- EXERCISE -
Print, please, exactly and only the lines between the line holding "Reproduce this chart with Plotly." and the line holding "import plotly.graph_objects as go", inclusive, omitting any pictures.

━━━━

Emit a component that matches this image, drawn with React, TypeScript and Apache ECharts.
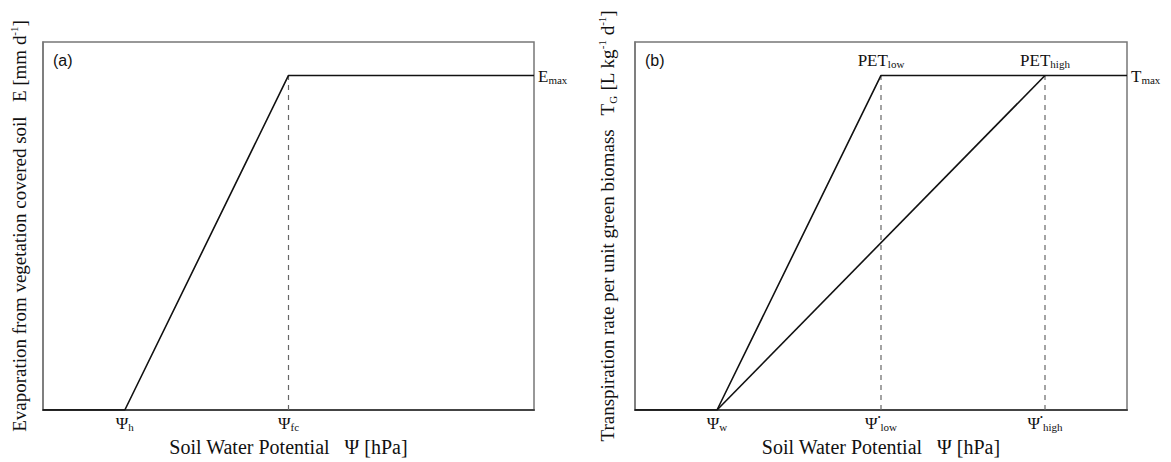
import React, { useEffect, useRef } from "react";
import * as echarts from "echarts";

// ---- data (abstract units: x 0..6, y 0..1.1) ----
const X_MAX = 6;
const Y_MAX = 1.1;

// Panel (a): evaporation
const evapX = [0, 1, 3, 6];
const evapY = [0, 0, 1, 1];
const evapTicks = [1, 3];
const evapTickLabels = ["{p|Ψ}{s|h}", "{p|Ψ}{s|fc}"];
const evapDropX = [3];

// Panel (b): transpiration
const lowX = [0, 1, 3, 6];
const lowY = [0, 0, 1, 1];
const highX = [1, 5];
const highY = [0, 1];
const transTicks = [1, 3, 5];
const transTickLabels = ["{p|Ψ}{s|w}", "{p|Ψ}{t|•}{s|low}", "{p|Ψ}{t|•}{s|high}"];
const transDropX = [3, 5];

const SERIF = "'Liberation Serif', 'Times New Roman', serif";

const richStyles = {
  p: { fontFamily: SERIF, fontSize: 17, color: "#111", lineHeight: 19, verticalAlign: "bottom" },
  s: { fontFamily: SERIF, fontSize: 11, color: "#111", lineHeight: 17, verticalAlign: "bottom" },
  t: { fontFamily: SERIF, fontSize: 8, color: "#111", lineHeight: 19, verticalAlign: "top" },
  e: { fontFamily: SERIF, fontSize: 17, color: "#111", lineHeight: 20, verticalAlign: "bottom" },
  m: { fontFamily: SERIF, fontSize: 11, color: "#111", lineHeight: 17, verticalAlign: "bottom" },
  sup: { fontFamily: SERIF, fontSize: 11, color: "#111", lineHeight: 22, verticalAlign: "top" },
  g: { fontFamily: SERIF, fontSize: 11, color: "#111", lineHeight: 16, verticalAlign: "bottom" },
};

function App() {
  const ref = useRef<HTMLDivElement>(null);
  useEffect(() => {
    if (!ref.current) return;
    const chart = echarts.init(ref.current, null, { renderer: "svg" });

    const mkX = (gi: number, ticks: number[], labels: string[]) => ({
      type: "value",
      gridIndex: gi,
      min: 0,
      max: X_MAX,
      splitLine: { show: false },
      axisTick: { show: false },
      axisLine: { show: true, lineStyle: { color: "#444", width: 2 } },
      axisLabel: {
        customValues: ticks,
        margin: 3,
        formatter: (v: number) => {
          const i = ticks.indexOf(v);
          return i >= 0 ? labels[i] : "";
        },
        rich: richStyles,
      },
      name: "Soil Water Potential   Ψ [hPa]",
      nameLocation: "middle",
      nameGap: 18,
      nameTextStyle: { fontFamily: SERIF, fontSize: 20, color: "#111" },
    });

    const mkY = (gi: number, name: string, gap: number) => ({
      type: "value",
      gridIndex: gi,
      min: 0,
      max: Y_MAX,
      splitLine: { show: false },
      axisTick: { show: false },
      axisLabel: { show: false },
      axisLine: { show: true, lineStyle: { color: "#777", width: 1.5 } },
      name,
      nameLocation: "middle",
      nameGap: gap,
      nameTextStyle: { fontFamily: SERIF, fontSize: 19, color: "#111", rich: richStyles },
    });

    const solid = { color: "#111", width: 1.6 };
    const dashed = { color: "#666", width: 1.2, type: [5, 5] };

    const pts = (xs: number[], ys: number[]) => xs.map((x, i) => [x, ys[i]]);
    const drops = (xs: number[]) => xs.map((x) => [[x, 0], [x, 1]]);

    const labelItem = (x: number, y: number, fmt: string, pos: string, dist: number) => ({
      value: [x, y],
      symbolSize: 0,
      label: { show: true, position: pos, distance: dist, formatter: fmt, rich: richStyles },
    });

    const evapData: any[] = pts(evapX, evapY);
    evapData[evapData.length - 1] = labelItem(
      evapX[evapX.length - 1], evapY[evapY.length - 1], "{e|E}{m|max}", "right", 4
    );
    const lowData: any[] = pts(lowX, lowY);
    lowData[2] = labelItem(lowX[2], lowY[2], "{e|PET}{m|low}", "top", 6);
    lowData[lowData.length - 1] = labelItem(
      lowX[lowX.length - 1], lowY[lowY.length - 1], "{e|T}{m|max}", "right", 4
    );
    const highData: any[] = pts(highX, highY);
    highData[1] = labelItem(highX[1], highY[1], "{e|PET}{m|high}", "top", 6);

    const series: any[] = [];
    drops(evapDropX).forEach((d) =>
      series.push({ type: "line", xAxisIndex: 0, yAxisIndex: 0, data: d, showSymbol: false, lineStyle: dashed, silent: true })
    );
    drops(transDropX).forEach((d) =>
      series.push({ type: "line", xAxisIndex: 1, yAxisIndex: 1, data: d, showSymbol: false, lineStyle: dashed, silent: true })
    );
    series.push({
      type: "line", xAxisIndex: 0, yAxisIndex: 0, data: evapData,
      symbol: "circle", symbolSize: 0, showSymbol: true, lineStyle: solid, itemStyle: { color: "#111" },
    });
    series.push({
      type: "line", xAxisIndex: 1, yAxisIndex: 1, data: lowData,
      symbol: "circle", symbolSize: 0, showSymbol: true, lineStyle: solid, itemStyle: { color: "#111" },
    });
    series.push({
      type: "line", xAxisIndex: 1, yAxisIndex: 1, data: highData,
      symbol: "circle", symbolSize: 0, showSymbol: true, lineStyle: solid, itemStyle: { color: "#111" },
    });

    chart.setOption({
      animation: false,
      backgroundColor: "#fff",
      grid: [
        { left: 43, top: 42, width: 491, height: 368, show: true, borderColor: "#777", borderWidth: 1.5, outerBoundsMode: "none", containLabel: false },
        { left: 635, top: 42, width: 492, height: 368, show: true, borderColor: "#777", borderWidth: 1.5, outerBoundsMode: "none", containLabel: false },
      ],
      xAxis: [mkX(0, evapTicks, evapTickLabels), mkX(1, transTicks, transTickLabels)],
      yAxis: [
        mkY(0, "Evaporation from vegetation covered soil   E [mm d{sup|-1}]", 13),
        mkY(1, "Transpiration rate per unit green biomass   T{g|G} [L kg{sup|-1} d{sup|-1}]", 17),
      ],
      graphic: [
        { type: "text", left: 53, top: 52, style: { text: "(a)", font: "16px 'Liberation Sans', Arial, sans-serif", fill: "#111" } },
        { type: "text", left: 645, top: 52, style: { text: "(b)", font: "16px 'Liberation Sans', Arial, sans-serif", fill: "#111" } },
      ],
      series,
    });
    return () => chart.dispose();
  }, []);
  return (
    <div
      ref={ref}
      style={{ position: "fixed", left: 0, top: 0, width: 1171, height: 462, background: "#fff" }}
    />
  );
}

export default App;
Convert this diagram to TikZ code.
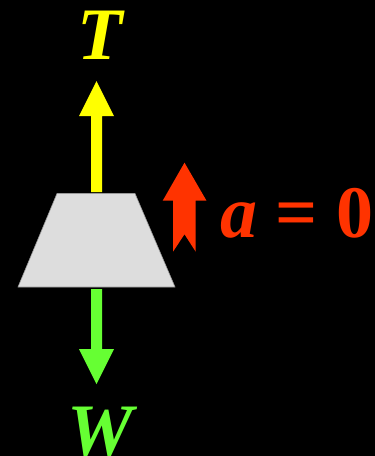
\documentclass[tikz,border=0pt]{standalone}
\usepackage{fontspec}
\setmainfont{Liberation Serif}
\begin{document}
\begin{tikzpicture}[x=1pt,y=-1pt,
  lbl/.style={inner sep=0pt,anchor=base,font=\fontsize{74}{74}\selectfont\bfseries\itshape}]
\definecolor{tyel}{HTML}{FFFF00}
\definecolor{wgrn}{HTML}{66FF33}
\definecolor{ared}{HTML}{FF3300}
\definecolor{body}{HTML}{DDDDDD}
\fill[black] (0,0) rectangle (375,456);
\useasboundingbox (0,0) rectangle (375,456);
% body
\filldraw[fill=body,draw=gray!80,line width=0.6pt] (57,193.5) -- (135,193.5) -- (175,287) -- (18,287) -- cycle;
% tension arrow
\fill[tyel] (91,192) -- (91,116) -- (79,116) -- (96.5,81) -- (114,116) -- (102,116) -- (102,192) -- cycle;
% weight arrow
\fill[wgrn] (91,289) -- (91,349) -- (79,349) -- (96.5,384) -- (114,349) -- (102,349) -- (102,289) -- cycle;
% acceleration arrow
\fill[ared] (173,251.7) -- (173,200.7) -- (162.7,200.7) -- (184.5,162.7) -- (206.5,200.7) -- (195.7,200.7) -- (195.7,251.7) -- (184.5,234.3) -- cycle;
\node[lbl,text=tyel] (T) at (100,59) {T};
\node[lbl,text=wgrn] (W) at (100,455) {W};
\node[lbl,anchor=base west,text=ared] (a) at (220,237) {a \upshape= 0};
\end{tikzpicture}
\end{document}
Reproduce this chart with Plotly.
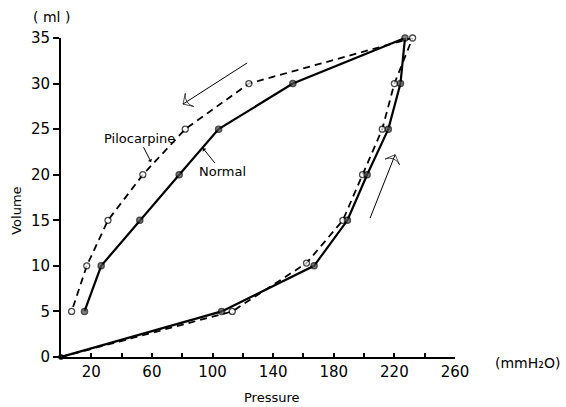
import plotly.graph_objects as go

# Data (Pressure in mmH2O, Volume in ml)
normal_pressure = [0, 106, 167, 189, 202, 216, 224, 227, 153, 104, 78, 52, 26.5, 15.5]
normal_volume = [0, 5, 10, 15, 20, 25, 30, 35, 30, 25, 20, 15, 10, 5]
pilo_pressure = [0, 113, 162, 186, 199, 212, 220, 232, 124, 82, 54, 31, 17, 7]
pilo_volume = [0, 5, 10.3, 15, 20, 25, 30, 35, 30, 25, 20, 15, 10, 5]

x_ticks = [20, 60, 100, 140, 180, 220, 260]
x_minor_ticks = [40, 80, 120, 160, 200, 240]
y_ticks = [0, 5, 10, 15, 20, 25, 30, 35]

FONT = "DejaVu Sans"
BLACK = "black"


def sizes(n, first=4, rest=6):
    return [first] + [rest] * (n - 1)


fig = go.Figure()
fig.add_trace(go.Scatter(
    x=pilo_pressure, y=pilo_volume, mode="lines+markers", name="Pilocarpine",
    line=dict(color=BLACK, width=1.8, dash="7px,5px"),
    marker=dict(symbol="circle", size=sizes(len(pilo_pressure)), color="white",
                line=dict(color=BLACK, width=1.3)),
    cliponaxis=False,
))
fig.add_trace(go.Scatter(
    x=normal_pressure, y=normal_volume, mode="lines+markers", name="Normal",
    line=dict(color=BLACK, width=2.2),
    marker=dict(symbol="circle", size=sizes(len(normal_pressure)), color="#555",
                line=dict(color=BLACK, width=1.5)),
    cliponaxis=False,
))

# direction arrows (tail -> head), drawn as small line traces with an arrow marker
direction_arrows = [((122.8, 32.26), (80.5, 27.75)), ((204, 15.25), (220.5, 22.2))]
for (tx, ty), (hx, hy) in direction_arrows:
    fig.add_trace(go.Scatter(
        x=[tx, hx], y=[ty, hy], mode="lines+markers", hoverinfo="skip",
        line=dict(color=BLACK, width=1),
        marker=dict(symbol=["circle", "arrow-wide-open"], size=[0, 11],
                    angleref="previous", color=BLACK,
                    line=dict(color=BLACK, width=1)),
    ))


def label(text, x, y, xref="paper", yref="paper", size=13, **kw):
    return dict(text=text, x=x, y=y, xref=xref, yref=yref, showarrow=False,
                xanchor="center", yanchor="middle",
                font=dict(size=size, color=BLACK, family=FONT), **kw)


def pointer(text, x, y, ax, ay, size=13):
    # text centred at (ax, ay), arrow pointing to (x, y)
    return dict(text=text, x=x, y=y, ax=ax, ay=ay, xref="x", yref="y",
                axref="x", ayref="y", showarrow=True, arrowhead=1,
                arrowsize=0.8, arrowwidth=1, arrowcolor=BLACK, standoff=0,
                font=dict(size=size, color=BLACK, family=FONT))


annotations = [
    label("( ml )", -0.023, 1.066, size=14),
    label("Volume", -0.112, 0.458, size=13, textangle=-90),
    label("Pressure", 0.5355, -0.1285, size=13),
    label("(mmH\u2082O)", 1.185, -0.019, size=14),
    pointer("Pilocarpine", 59.4, 21.4, 51.5, 24.0),
    pointer("Normal", 93.7, 22.9, 106.3, 20.3),
]

fig.update_layout(
    width=566, height=407,
    margin=dict(l=61, r=111, t=38, b=50),
    paper_bgcolor="white", plot_bgcolor="white",
    showlegend=False,
    font=dict(family=FONT, color=BLACK),
    annotations=annotations,
)
fig.update_xaxes(
    range=[0, 260], tickvals=x_ticks,
    showline=True, linecolor=BLACK, linewidth=2,
    ticks="inside", ticklen=4, tickwidth=1.5, tickcolor=BLACK,
    minor=dict(tickvals=x_minor_ticks, ticks="inside", ticklen=4, tickwidth=1.5,
               tickcolor=BLACK, showgrid=False),
    showgrid=False, zeroline=False, tickfont=dict(size=15, color=BLACK),
)
fig.update_yaxes(
    range=[0, 35], tickvals=y_ticks,
    showline=True, linecolor=BLACK, linewidth=2,
    ticks="outside", ticklen=6, tickwidth=1.5, tickcolor=BLACK,
    showgrid=False, zeroline=False, tickfont=dict(size=15, color=BLACK),
)

fig.write_html("out.html")
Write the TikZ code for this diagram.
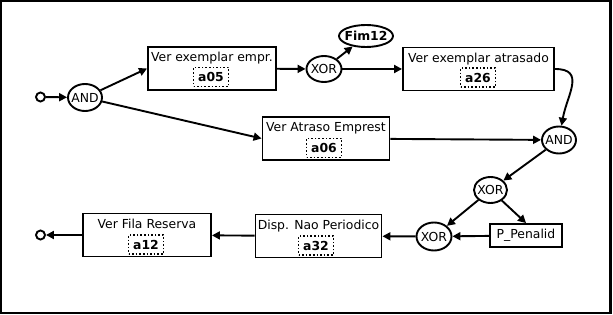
\documentclass[tikz,border=0pt]{standalone}
\usepackage{fontspec}
\setmainfont{DejaVu Sans}
\usetikzlibrary{shapes.geometric,arrows.meta}

\begin{document}
\begin{tikzpicture}[x=1pt,y=-1pt,>={Triangle[length=8pt,width=8pt]},line width=1.9pt,
    font=\fontsize{12.4}{14}\selectfont,
    act node/.style={draw,rectangle,inner xsep=1pt,inner ysep=0pt,text height=15pt,text depth=28pt,minimum width=128pt},
    code node/.style={draw,dotted,line width=1.6pt,inner sep=0pt,minimum width=35pt,minimum height=19pt,font=\fontsize{12.4}{14}\selectfont\bfseries},
    gate node/.style={draw,ellipse,inner xsep=-3pt,inner ysep=0pt,minimum width=34pt,minimum height=27pt},
    end node/.style={draw,circle,inner sep=0pt,minimum size=9pt}]

    \useasboundingbox (0,0) rectangle (613,315);
    \draw[line width=2.2pt] (1.2,1.2) rectangle (610.5,312.8);

    \node (0) [end node] at (40.5,97){};
    \node (1) [gate node] at (85,97.5){AND};

    \node (2) [act node] at (212,68.5){Ver exemplar empr.};
    \node (2c) [code node] at (211,77){a05};

    \node (3) [gate node,minimum width=35pt,minimum height=26pt] at (324,69){XOR};
    \node (4) [gate node,minimum width=54pt,minimum height=22pt,font=\fontsize{12.4}{14}\selectfont\bfseries] at (366,36){Fim12};

    \node (5) [act node,minimum width=151pt] at (478.5,69){Ver exemplar atrasado};
    \node (5c) [code node] at (478,77.5){a26};

    \node (6) [act node,minimum width=127pt] at (326,138.5){Ver Atraso Emprest};
    \node (6c) [code node] at (324,148){a06};

    \node (7) [gate node] at (559,140){AND};
    \node (8) [gate node,minimum width=33pt,minimum height=26pt] at (490.5,190){XOR};
    \node (9) [draw,rectangle,minimum width=72pt,minimum height=23pt,inner sep=0pt] at (526,235.5){P\_Penalid};
    \node (10) [gate node,minimum width=35pt,minimum height=28pt] at (434,236.5){XOR};

    \node (11) [act node,minimum width=126pt] at (318.5,236){Disp. Nao Periodico};
    \node (11c) [code node] at (316,245.5){a32};

    \node (12) [act node] at (147,235){Ver Fila Reserva};
    \node (12c) [code node] at (146,244.5){a12};

    \node (13) [end node] at (40.5,235){};

    \path[->]
        (0) edge (1)
        (1) edge (2.west)
        (1) edge (6.west)

        (2) edge (3)
        (3) edge (4)
        (3) edge (5)

        (5.east) edge[out=0,in=80,looseness=1.4] (7)
        (6) edge (7)

        (7) edge (8)
        (8) edge (10)
        (8) edge (9.north)

        (9) edge (10)
        (10) edge (11)
        (11) edge (12)
        (12) edge (13)
    ;
\end{tikzpicture}
\end{document}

━━━━

- FINAL RESULT -
Reproduce this chart with Plotly.
import plotly.graph_objects as go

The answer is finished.